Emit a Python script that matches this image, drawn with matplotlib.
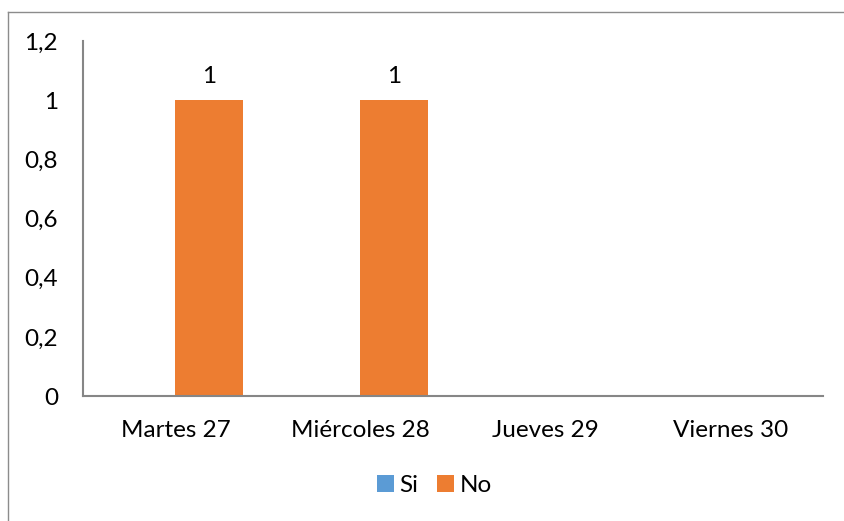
import numpy as np
import matplotlib.pyplot as plt
from matplotlib.lines import Line2D

dias = ["Martes 27", "Miércoles 28", "Jueves 29", "Viernes 30"]
si = [0, 0, 0, 0]
no = [1, 1, 0, 0]
yticks = [0, 0.2, 0.4, 0.6, 0.8, 1, 1.2]

plt.rcParams['font.family'] = ['Lato', 'DejaVu Sans']
fs = 17.5

fig = plt.figure(figsize=(8.45, 5.21), dpi=100)
ax = fig.add_axes([0.0982, 0.2399, 0.8758, 0.6814])

x = np.arange(len(dias))
w = 0.367
ax.bar(x - w / 2, si, w, color="#5B9BD5", label="Si")
bars = ax.bar(x + w / 2, no, w, color="#ED7D31", label="No")

for b, v in zip(bars, no):
    if v > 0:
        ax.text(b.get_x() + b.get_width() / 2, v + 0.045, str(v),
                ha="center", va="bottom", fontsize=fs)

ax.set_xlim(-0.5, len(dias) - 0.5)
ax.set_ylim(0, 1.2)
ax.set_yticks(yticks)
ax.set_yticklabels([str(t).replace(".", ",") for t in yticks])
ax.set_xticks(x)
ax.set_xticklabels(dias)
ax.tick_params(axis="y", length=0, pad=18, labelsize=fs)
ax.tick_params(axis="x", length=0, pad=17, labelsize=fs)

for s in ["top", "right"]:
    ax.spines[s].set_visible(False)
for s in ["left", "bottom"]:
    ax.spines[s].set_color("#868686")
    ax.spines[s].set_linewidth(1.5)

ax.legend(loc="center", bbox_to_anchor=(0.514, 0.069), bbox_transform=fig.transFigure,
          ncol=2, frameon=False, fontsize=fs, handlelength=0.7, handleheight=0.7,
          handletextpad=0.2, columnspacing=0.8)

# border around the chart area
fig.add_artist(Line2D([8 / 845, 8 / 845], [0, 1 - 11.5 / 521], transform=fig.transFigure,
                      color="#8C8C8C", lw=1))
fig.add_artist(Line2D([8 / 845, 1], [1 - 11.5 / 521, 1 - 11.5 / 521], transform=fig.transFigure,
                      color="#8C8C8C", lw=1))

fig.savefig("out.png", dpi=100)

§ Request: Leave out any pictures and return exactly the lines from the beginning of the data through the line with "handletextpad=0.2, columnspacing=0.8)", inclusive.

§ Completed task:
Emit a Python script that matches this image, drawn with matplotlib.
import numpy as np
import matplotlib.pyplot as plt
from matplotlib.lines import Line2D

dias = ["Martes 27", "Miércoles 28", "Jueves 29", "Viernes 30"]
si = [0, 0, 0, 0]
no = [1, 1, 0, 0]
yticks = [0, 0.2, 0.4, 0.6, 0.8, 1, 1.2]

plt.rcParams['font.family'] = ['Lato', 'DejaVu Sans']
fs = 17.5

fig = plt.figure(figsize=(8.45, 5.21), dpi=100)
ax = fig.add_axes([0.0982, 0.2399, 0.8758, 0.6814])

x = np.arange(len(dias))
w = 0.367
ax.bar(x - w / 2, si, w, color="#5B9BD5", label="Si")
bars = ax.bar(x + w / 2, no, w, color="#ED7D31", label="No")

for b, v in zip(bars, no):
    if v > 0:
        ax.text(b.get_x() + b.get_width() / 2, v + 0.045, str(v),
                ha="center", va="bottom", fontsize=fs)

ax.set_xlim(-0.5, len(dias) - 0.5)
ax.set_ylim(0, 1.2)
ax.set_yticks(yticks)
ax.set_yticklabels([str(t).replace(".", ",") for t in yticks])
ax.set_xticks(x)
ax.set_xticklabels(dias)
ax.tick_params(axis="y", length=0, pad=18, labelsize=fs)
ax.tick_params(axis="x", length=0, pad=17, labelsize=fs)

for s in ["top", "right"]:
    ax.spines[s].set_visible(False)
for s in ["left", "bottom"]:
    ax.spines[s].set_color("#868686")
    ax.spines[s].set_linewidth(1.5)

ax.legend(loc="center", bbox_to_anchor=(0.514, 0.069), bbox_transform=fig.transFigure,
          ncol=2, frameon=False, fontsize=fs, handlelength=0.7, handleheight=0.7,
          handletextpad=0.2, columnspacing=0.8)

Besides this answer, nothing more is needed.